Preceduta da una campagna elettorale combattuta,
in cui, per la prima volta, i partiti fecero largo ricorso alla cartellonistica
e alla propaganda "on the road", la tornata elettorale presentò un
quadro semplificato delle forze in campo, con la Democrazia Cristiana di
Alcide De Gasperi da un lato e il Fronte democratico popolare,
figlio dell'alleanza tra il PCI di Palmiro Togliatti e il PSI di Pietro Nenni,
dall'altro.
Completavano la scheda l'Unità socialista (patto
tra il PSDI, allora PSLI, di Saragat e l'UdS di Lombardo), il
Blocco nazionale (Liberali e Qualunquisti), il Partito nazionale monarchico, il
Movimento sociale italiano e il Partito Repubblicano. Chiamati a votare con un
sistema proporzionale, si recarono alle urne poco meno di 27 milioni di italiani
su 29.117.554 elettori, circa il 92% del totale, registrando un'affluenza
tra le più alte della storia repubblicana.

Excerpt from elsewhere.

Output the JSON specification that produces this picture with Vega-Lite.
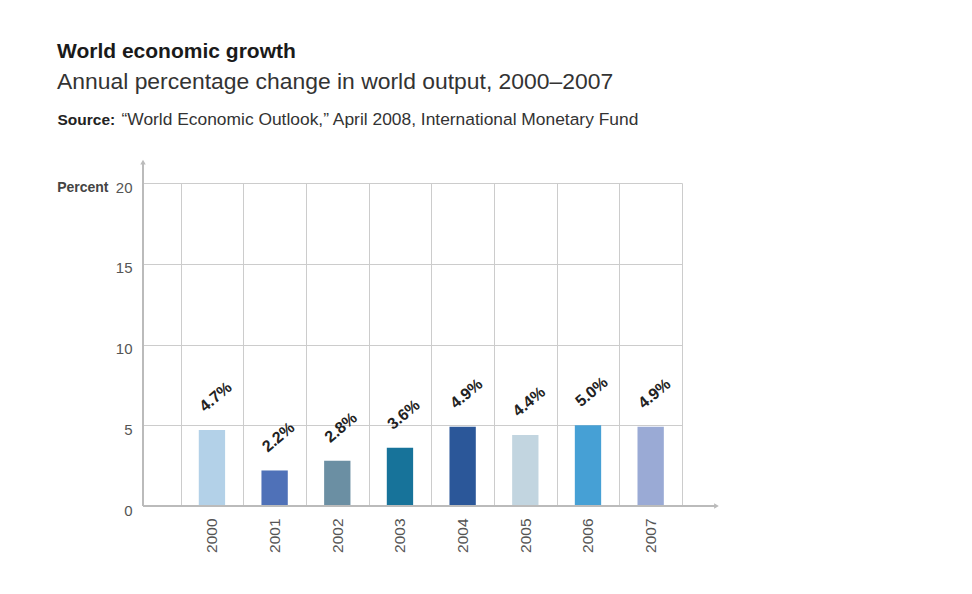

Con 12.740.040 preferenze (48%) prevalse la DC,
mentre il FDP si fermò a poco più di otto milioni di voti (30%); terza l'Unità
socialista con il 7% e molto più distaccate le altre liste. La polarizzazione
del voto espresso dagli italiani (la percentuale di dispersione fu tra
le più basse in assoluto) consegnò allo "scudo crociato" la
maggioranza assoluta alla Camera dei deputati (305 su 574) e al Senato (131 su
237).
Con il quinto governo De Gasperi, che aprì
all'alleanza con PRI, PSDI e Liberali, iniziò l'ultraquarantennale parabola
governativa della DC, in cui giocarono un ruolo determinante l'adesione al
blocco occidentale guidato dagli Stati Uniti d'America, in funzione
anticomunista, e il sostegno del mondo cattolico.